■ SHORT EXERCISE: Lines that hold the word "matplotlib" should be located and copied.

■ DATASET SECTION:
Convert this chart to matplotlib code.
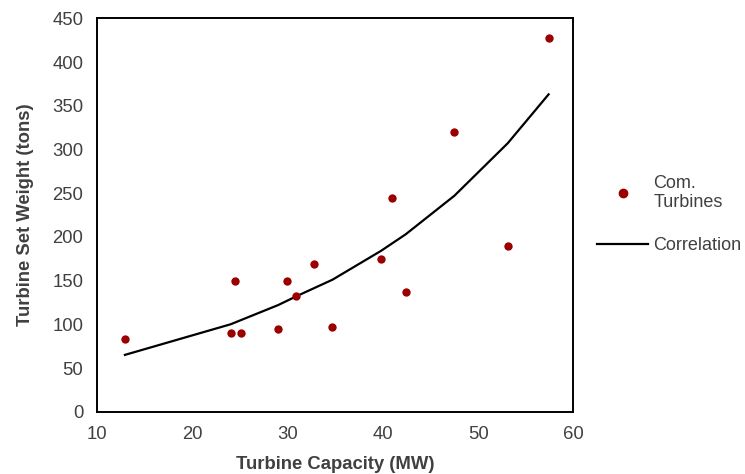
import matplotlib
matplotlib.use("Agg")
import matplotlib.pyplot as plt
from matplotlib.lines import Line2D

# turbine data
capacity_mw = [12.9, 24.0, 24.5, 25.1, 29.0, 29.9, 30.9, 32.8, 34.7, 39.8, 41.0, 42.4, 47.5, 53.1, 57.4]
weight_tons = [83, 90, 150, 90, 95, 150, 132, 169, 97, 175, 245, 137, 320, 190, 428]

corr_x = [12.9, 24.0, 29.0, 30.9, 34.7, 39.8, 42.4, 47.5, 53.1, 57.4]
corr_y = [65, 100, 122, 132, 151, 184, 203, 247, 307, 363]

x_ticks = [10, 20, 30, 40, 50, 60]
y_ticks = [0, 50, 100, 150, 200, 250, 300, 350, 400, 450]

TEXT = "#404040"
FS = 13.3


def main():
    plt.rcParams["font.family"] = ["Liberation Sans", "DejaVu Sans"]
    fig = plt.figure(figsize=(7.45, 4.74), dpi=100)
    ax = fig.add_axes([0.1306, 0.1314, 0.639, 0.83])

    ax.plot(corr_x, corr_y, color="black", linewidth=1.6, zorder=2)
    ax.scatter(capacity_mw, weight_tons, s=36, color="#9b0000", zorder=3, linewidths=0)

    ax.set_xlim(10, 60)
    ax.set_ylim(0, 450)
    ax.set_xticks(x_ticks)
    ax.set_yticks(y_ticks)
    ax.tick_params(length=0, labelsize=FS, labelcolor=TEXT)
    ax.tick_params(axis="x", pad=10)
    ax.tick_params(axis="y", pad=10)
    for s in ax.spines.values():
        s.set_linewidth(1.4)
        s.set_color("black")

    ax.set_xlabel("Turbine Capacity (MW)", fontsize=FS, fontweight="bold", color=TEXT, labelpad=10)
    ax.set_ylabel("Turbine Set Weight (tons)", fontsize=FS, fontweight="bold", color=TEXT, labelpad=13)

    handles = [
        Line2D([], [], marker="o", linestyle="none", color="#9b0000", markersize=6),
        Line2D([], [], color="black", linewidth=1.6),
    ]
    leg = fig.legend(handles, ["Com.\nTurbines", "Correlation"],
                     loc="upper left", bbox_to_anchor=(0.78, 0.666),
                     frameon=False, fontsize=13, handlelength=2.82,
                     handletextpad=0.27, labelspacing=1.45)
    for t in leg.get_texts():
        t.set_color(TEXT)

    fig.savefig("out.png", dpi=100)


if __name__ == "__main__":
    main()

■ TASK ANSWER:
Convert this chart to matplotlib code.
import matplotlib
matplotlib.use("Agg")
import matplotlib.pyplot as plt
from matplotlib.lines import Line2D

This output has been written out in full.